INSTRUCTIONS FOR THE TASK :: Give back exactly the lines from the beginning of the listing below to the line holding "64, 68, 66];", both ends included; the pictures stay out.

DATA ::
—————
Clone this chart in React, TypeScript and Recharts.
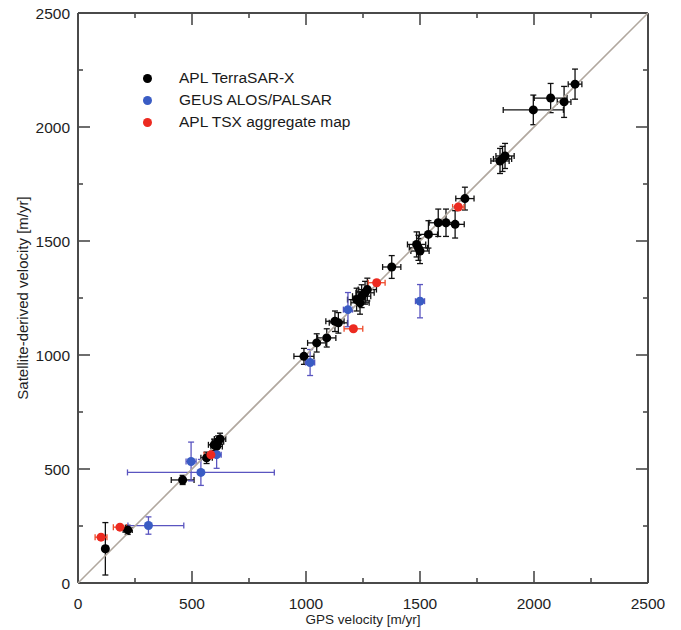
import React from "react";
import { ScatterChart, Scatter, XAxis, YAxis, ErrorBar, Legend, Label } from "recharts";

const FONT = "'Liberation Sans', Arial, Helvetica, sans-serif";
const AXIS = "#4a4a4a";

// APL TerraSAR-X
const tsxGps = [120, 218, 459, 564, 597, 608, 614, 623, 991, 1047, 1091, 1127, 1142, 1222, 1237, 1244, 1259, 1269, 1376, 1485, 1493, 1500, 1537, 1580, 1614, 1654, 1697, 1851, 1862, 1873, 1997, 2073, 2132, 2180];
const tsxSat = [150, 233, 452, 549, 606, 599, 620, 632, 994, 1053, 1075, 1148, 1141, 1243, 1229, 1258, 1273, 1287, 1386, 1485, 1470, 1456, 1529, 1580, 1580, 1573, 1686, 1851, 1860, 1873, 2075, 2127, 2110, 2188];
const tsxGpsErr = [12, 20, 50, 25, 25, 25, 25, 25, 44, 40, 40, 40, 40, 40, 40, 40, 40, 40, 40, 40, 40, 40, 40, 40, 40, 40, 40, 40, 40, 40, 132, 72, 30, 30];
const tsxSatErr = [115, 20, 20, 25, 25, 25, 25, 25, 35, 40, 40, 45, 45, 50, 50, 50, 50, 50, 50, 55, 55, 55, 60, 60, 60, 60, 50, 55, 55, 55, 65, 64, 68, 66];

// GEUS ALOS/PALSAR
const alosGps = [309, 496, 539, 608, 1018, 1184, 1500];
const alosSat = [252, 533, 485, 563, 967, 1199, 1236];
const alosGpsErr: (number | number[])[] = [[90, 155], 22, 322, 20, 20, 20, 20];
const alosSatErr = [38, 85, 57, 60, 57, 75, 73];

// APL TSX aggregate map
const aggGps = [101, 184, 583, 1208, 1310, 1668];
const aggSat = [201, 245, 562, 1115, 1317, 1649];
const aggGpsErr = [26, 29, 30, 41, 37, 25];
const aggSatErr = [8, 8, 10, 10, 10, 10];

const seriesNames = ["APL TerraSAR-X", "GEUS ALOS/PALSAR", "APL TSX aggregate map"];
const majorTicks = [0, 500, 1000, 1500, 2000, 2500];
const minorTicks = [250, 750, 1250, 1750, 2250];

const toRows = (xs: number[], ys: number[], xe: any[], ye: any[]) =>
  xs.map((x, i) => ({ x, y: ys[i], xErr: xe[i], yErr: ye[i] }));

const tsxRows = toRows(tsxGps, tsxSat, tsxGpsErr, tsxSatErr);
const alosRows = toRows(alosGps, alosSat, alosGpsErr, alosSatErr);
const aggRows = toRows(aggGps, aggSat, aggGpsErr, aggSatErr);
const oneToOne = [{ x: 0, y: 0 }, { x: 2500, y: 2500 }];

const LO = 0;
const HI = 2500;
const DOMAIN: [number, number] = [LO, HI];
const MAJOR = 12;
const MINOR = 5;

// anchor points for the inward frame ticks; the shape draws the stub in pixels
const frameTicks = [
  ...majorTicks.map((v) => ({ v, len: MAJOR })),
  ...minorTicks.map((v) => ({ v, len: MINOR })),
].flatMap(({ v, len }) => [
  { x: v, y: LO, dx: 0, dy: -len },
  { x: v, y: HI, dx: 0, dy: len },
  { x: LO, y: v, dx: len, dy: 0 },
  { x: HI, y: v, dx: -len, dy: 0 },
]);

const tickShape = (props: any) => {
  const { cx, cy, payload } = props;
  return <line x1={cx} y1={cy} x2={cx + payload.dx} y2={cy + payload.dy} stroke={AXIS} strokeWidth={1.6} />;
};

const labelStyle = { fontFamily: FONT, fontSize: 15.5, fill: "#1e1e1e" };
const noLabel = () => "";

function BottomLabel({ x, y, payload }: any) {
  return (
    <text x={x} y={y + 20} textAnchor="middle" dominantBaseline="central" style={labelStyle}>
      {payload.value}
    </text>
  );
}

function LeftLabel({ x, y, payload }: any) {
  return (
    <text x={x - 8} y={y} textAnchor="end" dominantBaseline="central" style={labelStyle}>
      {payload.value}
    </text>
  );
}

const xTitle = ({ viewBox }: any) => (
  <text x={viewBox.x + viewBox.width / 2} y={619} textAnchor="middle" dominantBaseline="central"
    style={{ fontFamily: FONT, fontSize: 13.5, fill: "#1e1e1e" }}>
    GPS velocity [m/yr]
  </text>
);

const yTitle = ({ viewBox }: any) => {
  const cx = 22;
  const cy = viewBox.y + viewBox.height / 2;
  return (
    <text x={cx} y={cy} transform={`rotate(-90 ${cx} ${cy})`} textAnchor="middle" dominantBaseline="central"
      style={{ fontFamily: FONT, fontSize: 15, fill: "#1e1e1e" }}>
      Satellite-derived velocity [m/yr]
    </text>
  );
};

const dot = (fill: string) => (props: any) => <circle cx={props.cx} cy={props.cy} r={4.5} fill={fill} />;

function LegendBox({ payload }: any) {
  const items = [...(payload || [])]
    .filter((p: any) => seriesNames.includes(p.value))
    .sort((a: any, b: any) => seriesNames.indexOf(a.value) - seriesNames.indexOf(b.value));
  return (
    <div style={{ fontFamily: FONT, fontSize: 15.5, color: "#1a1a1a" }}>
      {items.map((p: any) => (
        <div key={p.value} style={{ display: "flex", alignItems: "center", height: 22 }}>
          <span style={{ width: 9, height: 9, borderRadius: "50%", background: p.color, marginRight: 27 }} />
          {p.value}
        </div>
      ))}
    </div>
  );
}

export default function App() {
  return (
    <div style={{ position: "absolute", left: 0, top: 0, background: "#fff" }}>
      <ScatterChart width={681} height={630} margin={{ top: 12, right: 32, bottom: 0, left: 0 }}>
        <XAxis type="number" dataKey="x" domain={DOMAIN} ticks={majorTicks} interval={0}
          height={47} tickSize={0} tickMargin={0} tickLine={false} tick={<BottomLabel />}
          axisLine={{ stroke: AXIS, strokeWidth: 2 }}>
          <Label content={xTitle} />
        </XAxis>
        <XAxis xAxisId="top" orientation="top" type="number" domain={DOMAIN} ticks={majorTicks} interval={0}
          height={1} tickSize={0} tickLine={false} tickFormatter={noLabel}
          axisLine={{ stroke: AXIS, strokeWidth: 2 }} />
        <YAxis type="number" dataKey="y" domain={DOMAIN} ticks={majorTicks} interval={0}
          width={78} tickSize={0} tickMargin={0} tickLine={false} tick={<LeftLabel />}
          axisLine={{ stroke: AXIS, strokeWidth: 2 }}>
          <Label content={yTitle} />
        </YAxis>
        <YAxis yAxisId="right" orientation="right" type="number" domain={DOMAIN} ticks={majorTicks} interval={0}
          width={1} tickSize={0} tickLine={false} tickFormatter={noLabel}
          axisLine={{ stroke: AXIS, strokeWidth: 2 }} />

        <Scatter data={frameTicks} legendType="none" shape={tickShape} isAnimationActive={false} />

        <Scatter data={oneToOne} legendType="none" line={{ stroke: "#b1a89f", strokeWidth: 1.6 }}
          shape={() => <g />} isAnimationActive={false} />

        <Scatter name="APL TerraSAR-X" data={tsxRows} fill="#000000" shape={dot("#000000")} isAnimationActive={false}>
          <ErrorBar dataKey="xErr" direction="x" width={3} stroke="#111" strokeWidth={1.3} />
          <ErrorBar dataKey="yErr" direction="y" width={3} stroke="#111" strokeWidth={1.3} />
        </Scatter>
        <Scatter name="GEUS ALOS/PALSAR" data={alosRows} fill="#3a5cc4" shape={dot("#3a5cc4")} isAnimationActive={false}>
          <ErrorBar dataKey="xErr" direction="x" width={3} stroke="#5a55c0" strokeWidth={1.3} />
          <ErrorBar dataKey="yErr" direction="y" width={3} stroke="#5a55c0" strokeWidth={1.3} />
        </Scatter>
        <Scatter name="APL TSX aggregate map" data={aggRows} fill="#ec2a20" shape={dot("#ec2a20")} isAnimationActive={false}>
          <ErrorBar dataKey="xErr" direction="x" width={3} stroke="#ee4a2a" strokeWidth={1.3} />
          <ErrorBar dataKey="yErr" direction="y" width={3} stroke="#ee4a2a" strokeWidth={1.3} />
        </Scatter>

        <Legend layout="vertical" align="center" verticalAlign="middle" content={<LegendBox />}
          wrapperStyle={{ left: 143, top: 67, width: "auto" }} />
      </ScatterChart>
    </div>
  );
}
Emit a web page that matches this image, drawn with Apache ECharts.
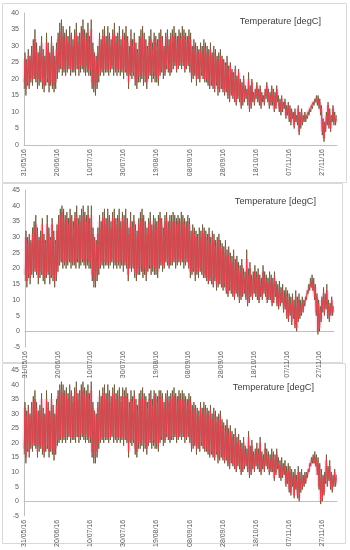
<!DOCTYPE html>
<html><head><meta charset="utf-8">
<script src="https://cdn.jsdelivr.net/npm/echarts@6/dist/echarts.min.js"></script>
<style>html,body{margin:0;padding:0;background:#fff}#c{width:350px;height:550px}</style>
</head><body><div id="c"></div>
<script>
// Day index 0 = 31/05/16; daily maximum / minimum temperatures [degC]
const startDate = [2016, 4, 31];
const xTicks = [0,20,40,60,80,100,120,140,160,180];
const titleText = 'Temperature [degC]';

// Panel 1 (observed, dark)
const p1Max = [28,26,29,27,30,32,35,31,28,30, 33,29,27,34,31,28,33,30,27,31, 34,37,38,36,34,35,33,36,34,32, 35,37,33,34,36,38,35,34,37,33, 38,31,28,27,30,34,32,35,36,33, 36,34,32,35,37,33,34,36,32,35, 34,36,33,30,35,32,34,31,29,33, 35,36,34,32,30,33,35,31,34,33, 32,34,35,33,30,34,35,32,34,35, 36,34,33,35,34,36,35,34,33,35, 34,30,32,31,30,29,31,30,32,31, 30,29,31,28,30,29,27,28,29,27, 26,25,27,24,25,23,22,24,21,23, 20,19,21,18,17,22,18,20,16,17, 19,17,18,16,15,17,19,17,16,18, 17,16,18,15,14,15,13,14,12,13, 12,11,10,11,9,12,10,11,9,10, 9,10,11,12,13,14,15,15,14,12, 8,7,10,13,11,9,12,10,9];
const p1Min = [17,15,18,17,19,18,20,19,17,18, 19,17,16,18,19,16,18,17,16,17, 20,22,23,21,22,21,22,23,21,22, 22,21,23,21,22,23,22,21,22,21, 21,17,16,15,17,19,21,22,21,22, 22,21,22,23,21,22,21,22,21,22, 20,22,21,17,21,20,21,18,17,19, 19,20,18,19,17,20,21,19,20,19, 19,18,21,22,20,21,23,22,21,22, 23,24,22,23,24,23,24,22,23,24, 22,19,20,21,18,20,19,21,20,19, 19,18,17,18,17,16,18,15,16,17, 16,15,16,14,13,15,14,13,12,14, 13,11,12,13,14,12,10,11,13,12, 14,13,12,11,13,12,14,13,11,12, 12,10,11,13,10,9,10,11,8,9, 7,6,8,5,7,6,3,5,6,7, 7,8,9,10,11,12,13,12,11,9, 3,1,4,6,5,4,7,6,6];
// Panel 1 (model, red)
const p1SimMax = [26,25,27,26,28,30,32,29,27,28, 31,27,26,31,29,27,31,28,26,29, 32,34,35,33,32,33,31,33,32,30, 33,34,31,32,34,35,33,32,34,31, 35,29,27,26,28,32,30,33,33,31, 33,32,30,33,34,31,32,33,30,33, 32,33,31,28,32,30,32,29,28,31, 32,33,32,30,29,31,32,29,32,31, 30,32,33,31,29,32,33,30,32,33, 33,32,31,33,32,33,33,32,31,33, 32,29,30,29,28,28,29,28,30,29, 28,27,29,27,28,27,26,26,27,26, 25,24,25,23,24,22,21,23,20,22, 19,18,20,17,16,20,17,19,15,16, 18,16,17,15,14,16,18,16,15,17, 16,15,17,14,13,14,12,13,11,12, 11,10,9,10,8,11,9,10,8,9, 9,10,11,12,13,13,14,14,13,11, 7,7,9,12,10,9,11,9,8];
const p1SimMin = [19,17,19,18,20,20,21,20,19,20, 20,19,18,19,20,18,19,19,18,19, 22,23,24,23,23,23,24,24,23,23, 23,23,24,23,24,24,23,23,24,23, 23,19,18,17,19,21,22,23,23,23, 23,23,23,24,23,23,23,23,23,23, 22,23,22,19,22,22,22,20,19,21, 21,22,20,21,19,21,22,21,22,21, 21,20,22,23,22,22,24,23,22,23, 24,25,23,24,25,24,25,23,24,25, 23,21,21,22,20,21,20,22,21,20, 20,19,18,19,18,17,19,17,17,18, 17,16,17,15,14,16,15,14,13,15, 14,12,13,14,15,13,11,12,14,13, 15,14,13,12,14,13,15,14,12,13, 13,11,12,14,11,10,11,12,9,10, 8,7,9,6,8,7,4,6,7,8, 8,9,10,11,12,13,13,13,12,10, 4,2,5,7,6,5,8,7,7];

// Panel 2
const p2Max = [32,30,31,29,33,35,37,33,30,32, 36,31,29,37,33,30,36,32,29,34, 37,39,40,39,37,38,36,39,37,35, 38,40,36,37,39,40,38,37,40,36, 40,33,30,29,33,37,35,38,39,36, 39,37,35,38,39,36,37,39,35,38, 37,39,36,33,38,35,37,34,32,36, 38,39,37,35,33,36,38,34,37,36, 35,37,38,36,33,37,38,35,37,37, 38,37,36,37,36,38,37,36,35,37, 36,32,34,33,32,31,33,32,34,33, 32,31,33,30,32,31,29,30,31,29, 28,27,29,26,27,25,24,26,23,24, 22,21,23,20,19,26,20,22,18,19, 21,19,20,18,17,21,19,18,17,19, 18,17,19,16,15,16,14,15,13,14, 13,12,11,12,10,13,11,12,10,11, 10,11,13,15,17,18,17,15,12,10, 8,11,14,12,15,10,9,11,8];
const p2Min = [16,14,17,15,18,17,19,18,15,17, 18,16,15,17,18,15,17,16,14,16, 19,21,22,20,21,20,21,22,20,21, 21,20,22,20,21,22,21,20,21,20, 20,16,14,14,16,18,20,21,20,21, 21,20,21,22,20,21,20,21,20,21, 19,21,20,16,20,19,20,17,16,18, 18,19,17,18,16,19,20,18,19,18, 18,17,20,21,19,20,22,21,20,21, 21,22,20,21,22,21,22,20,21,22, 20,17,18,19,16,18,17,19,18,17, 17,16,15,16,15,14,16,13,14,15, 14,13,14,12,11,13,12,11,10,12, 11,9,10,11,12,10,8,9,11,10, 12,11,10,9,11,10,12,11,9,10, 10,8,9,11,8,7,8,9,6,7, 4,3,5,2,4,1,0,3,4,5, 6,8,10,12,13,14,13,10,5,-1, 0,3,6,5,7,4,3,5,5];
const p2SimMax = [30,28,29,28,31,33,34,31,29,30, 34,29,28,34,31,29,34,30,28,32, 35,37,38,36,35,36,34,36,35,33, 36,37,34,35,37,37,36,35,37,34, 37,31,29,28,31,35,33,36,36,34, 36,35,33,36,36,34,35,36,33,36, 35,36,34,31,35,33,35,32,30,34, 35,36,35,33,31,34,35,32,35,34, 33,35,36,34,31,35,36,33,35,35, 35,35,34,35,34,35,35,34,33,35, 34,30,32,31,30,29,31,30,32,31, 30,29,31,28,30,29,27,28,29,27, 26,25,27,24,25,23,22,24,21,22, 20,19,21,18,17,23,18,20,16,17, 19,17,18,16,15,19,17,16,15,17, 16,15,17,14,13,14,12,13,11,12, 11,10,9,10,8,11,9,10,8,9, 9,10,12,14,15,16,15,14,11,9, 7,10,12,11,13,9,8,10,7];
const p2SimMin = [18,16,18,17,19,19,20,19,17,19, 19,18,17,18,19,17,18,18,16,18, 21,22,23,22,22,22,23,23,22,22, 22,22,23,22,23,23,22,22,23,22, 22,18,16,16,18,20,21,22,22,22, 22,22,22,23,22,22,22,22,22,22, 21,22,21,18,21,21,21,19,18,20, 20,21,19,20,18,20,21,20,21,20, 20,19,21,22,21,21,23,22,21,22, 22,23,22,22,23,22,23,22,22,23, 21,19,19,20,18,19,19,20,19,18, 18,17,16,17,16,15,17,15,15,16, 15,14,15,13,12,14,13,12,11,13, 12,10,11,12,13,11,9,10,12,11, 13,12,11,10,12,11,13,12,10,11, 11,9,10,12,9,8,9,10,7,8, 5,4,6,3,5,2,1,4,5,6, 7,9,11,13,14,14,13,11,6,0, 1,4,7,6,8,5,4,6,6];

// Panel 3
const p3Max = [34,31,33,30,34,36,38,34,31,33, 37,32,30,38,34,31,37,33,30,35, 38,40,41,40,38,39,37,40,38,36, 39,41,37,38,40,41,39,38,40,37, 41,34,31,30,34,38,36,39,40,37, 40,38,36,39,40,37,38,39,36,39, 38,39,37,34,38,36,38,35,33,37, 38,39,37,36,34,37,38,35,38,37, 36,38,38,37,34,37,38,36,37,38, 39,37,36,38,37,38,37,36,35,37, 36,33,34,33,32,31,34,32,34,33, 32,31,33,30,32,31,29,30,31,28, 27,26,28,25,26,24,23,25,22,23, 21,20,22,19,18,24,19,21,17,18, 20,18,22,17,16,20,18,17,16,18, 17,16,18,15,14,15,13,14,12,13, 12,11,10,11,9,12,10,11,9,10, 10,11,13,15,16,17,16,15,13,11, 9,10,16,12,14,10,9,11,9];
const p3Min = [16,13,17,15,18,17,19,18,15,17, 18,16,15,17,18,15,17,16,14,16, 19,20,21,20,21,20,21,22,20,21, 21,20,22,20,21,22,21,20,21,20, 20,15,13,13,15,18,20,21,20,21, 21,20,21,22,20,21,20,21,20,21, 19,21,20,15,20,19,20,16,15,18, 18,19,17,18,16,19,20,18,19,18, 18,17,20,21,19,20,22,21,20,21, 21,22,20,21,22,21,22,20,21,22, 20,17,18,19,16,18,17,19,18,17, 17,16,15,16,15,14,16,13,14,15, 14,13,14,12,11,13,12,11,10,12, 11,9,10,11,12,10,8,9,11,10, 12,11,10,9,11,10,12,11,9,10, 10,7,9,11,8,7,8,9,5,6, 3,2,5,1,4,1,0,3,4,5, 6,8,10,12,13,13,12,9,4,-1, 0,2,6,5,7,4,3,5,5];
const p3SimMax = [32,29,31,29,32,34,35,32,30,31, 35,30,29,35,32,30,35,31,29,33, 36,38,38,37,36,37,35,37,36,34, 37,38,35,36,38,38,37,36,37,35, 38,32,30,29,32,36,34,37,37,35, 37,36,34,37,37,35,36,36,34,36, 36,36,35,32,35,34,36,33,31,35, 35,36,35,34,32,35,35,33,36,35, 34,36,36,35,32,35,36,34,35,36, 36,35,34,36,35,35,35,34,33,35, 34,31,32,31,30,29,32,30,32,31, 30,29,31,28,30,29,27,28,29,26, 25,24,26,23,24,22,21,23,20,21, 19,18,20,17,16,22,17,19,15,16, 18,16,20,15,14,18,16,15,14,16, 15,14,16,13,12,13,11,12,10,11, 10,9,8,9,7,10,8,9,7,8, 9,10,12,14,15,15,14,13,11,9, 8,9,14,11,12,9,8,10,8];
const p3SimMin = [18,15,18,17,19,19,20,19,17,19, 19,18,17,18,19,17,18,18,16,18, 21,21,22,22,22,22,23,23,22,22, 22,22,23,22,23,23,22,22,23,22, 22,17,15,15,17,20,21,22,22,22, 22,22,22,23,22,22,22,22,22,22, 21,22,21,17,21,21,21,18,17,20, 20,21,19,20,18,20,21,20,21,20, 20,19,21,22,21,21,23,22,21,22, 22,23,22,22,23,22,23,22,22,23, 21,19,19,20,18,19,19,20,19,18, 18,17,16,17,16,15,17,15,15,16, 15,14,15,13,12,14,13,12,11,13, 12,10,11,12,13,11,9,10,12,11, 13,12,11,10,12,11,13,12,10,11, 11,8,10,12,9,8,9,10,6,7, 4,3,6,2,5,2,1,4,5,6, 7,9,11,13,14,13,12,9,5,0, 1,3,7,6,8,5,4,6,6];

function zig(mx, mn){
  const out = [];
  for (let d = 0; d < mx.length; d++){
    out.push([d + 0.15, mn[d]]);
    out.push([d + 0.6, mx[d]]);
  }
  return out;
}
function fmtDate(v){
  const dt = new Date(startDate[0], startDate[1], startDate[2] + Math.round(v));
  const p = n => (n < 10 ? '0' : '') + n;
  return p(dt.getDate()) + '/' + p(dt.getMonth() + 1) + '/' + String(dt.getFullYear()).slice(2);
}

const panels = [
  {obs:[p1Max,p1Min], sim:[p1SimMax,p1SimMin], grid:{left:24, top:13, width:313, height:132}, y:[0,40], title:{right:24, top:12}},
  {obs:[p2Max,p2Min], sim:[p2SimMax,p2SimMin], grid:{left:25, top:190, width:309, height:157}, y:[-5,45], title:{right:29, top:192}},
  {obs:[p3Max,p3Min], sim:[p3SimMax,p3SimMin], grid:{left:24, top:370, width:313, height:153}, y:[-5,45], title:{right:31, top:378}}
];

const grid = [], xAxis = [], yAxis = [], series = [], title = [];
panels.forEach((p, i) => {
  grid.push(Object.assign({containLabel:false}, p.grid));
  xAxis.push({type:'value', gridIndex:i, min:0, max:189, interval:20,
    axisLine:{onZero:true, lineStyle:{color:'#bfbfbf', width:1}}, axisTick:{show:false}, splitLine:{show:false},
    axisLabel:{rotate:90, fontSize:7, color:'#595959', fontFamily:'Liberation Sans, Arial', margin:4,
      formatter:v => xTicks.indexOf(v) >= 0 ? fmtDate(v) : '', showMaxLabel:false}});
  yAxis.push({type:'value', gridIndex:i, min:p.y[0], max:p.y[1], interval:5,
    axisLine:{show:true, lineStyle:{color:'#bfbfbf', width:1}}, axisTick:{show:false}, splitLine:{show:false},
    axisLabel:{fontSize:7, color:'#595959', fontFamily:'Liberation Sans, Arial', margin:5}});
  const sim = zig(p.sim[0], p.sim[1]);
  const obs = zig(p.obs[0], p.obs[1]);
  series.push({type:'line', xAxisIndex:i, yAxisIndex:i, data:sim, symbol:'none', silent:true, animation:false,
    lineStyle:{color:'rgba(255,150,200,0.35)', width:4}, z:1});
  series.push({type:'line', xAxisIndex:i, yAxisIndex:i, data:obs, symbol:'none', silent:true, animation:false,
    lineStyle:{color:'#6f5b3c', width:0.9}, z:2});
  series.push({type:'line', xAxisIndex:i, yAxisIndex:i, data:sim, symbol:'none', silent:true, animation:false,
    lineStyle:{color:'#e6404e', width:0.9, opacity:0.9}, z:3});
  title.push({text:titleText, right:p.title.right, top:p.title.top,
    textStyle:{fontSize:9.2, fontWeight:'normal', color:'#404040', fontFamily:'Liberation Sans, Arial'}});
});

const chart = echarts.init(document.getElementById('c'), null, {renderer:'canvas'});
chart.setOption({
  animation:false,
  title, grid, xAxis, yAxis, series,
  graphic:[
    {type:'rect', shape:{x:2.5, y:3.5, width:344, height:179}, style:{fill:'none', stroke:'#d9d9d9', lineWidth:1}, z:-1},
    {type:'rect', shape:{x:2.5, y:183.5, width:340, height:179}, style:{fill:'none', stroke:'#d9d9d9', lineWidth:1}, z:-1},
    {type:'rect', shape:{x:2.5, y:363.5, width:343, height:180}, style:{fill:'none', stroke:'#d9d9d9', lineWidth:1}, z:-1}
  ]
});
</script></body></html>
—————
RESPONSE TO THIS TASK ::
Clone this chart in React, TypeScript and Recharts.
import React from "react";
import { ScatterChart, Scatter, XAxis, YAxis, ErrorBar, Legend, Label } from "recharts";

const FONT = "'Liberation Sans', Arial, Helvetica, sans-serif";
const AXIS = "#4a4a4a";

// APL TerraSAR-X
const tsxGps = [120, 218, 459, 564, 597, 608, 614, 623, 991, 1047, 1091, 1127, 1142, 1222, 1237, 1244, 1259, 1269, 1376, 1485, 1493, 1500, 1537, 1580, 1614, 1654, 1697, 1851, 1862, 1873, 1997, 2073, 2132, 2180];
const tsxSat = [150, 233, 452, 549, 606, 599, 620, 632, 994, 1053, 1075, 1148, 1141, 1243, 1229, 1258, 1273, 1287, 1386, 1485, 1470, 1456, 1529, 1580, 1580, 1573, 1686, 1851, 1860, 1873, 2075, 2127, 2110, 2188];
const tsxGpsErr = [12, 20, 50, 25, 25, 25, 25, 25, 44, 40, 40, 40, 40, 40, 40, 40, 40, 40, 40, 40, 40, 40, 40, 40, 40, 40, 40, 40, 40, 40, 132, 72, 30, 30];
const tsxSatErr = [115, 20, 20, 25, 25, 25, 25, 25, 35, 40, 40, 45, 45, 50, 50, 50, 50, 50, 50, 55, 55, 55, 60, 60, 60, 60, 50, 55, 55, 55, 65, 64, 68, 66];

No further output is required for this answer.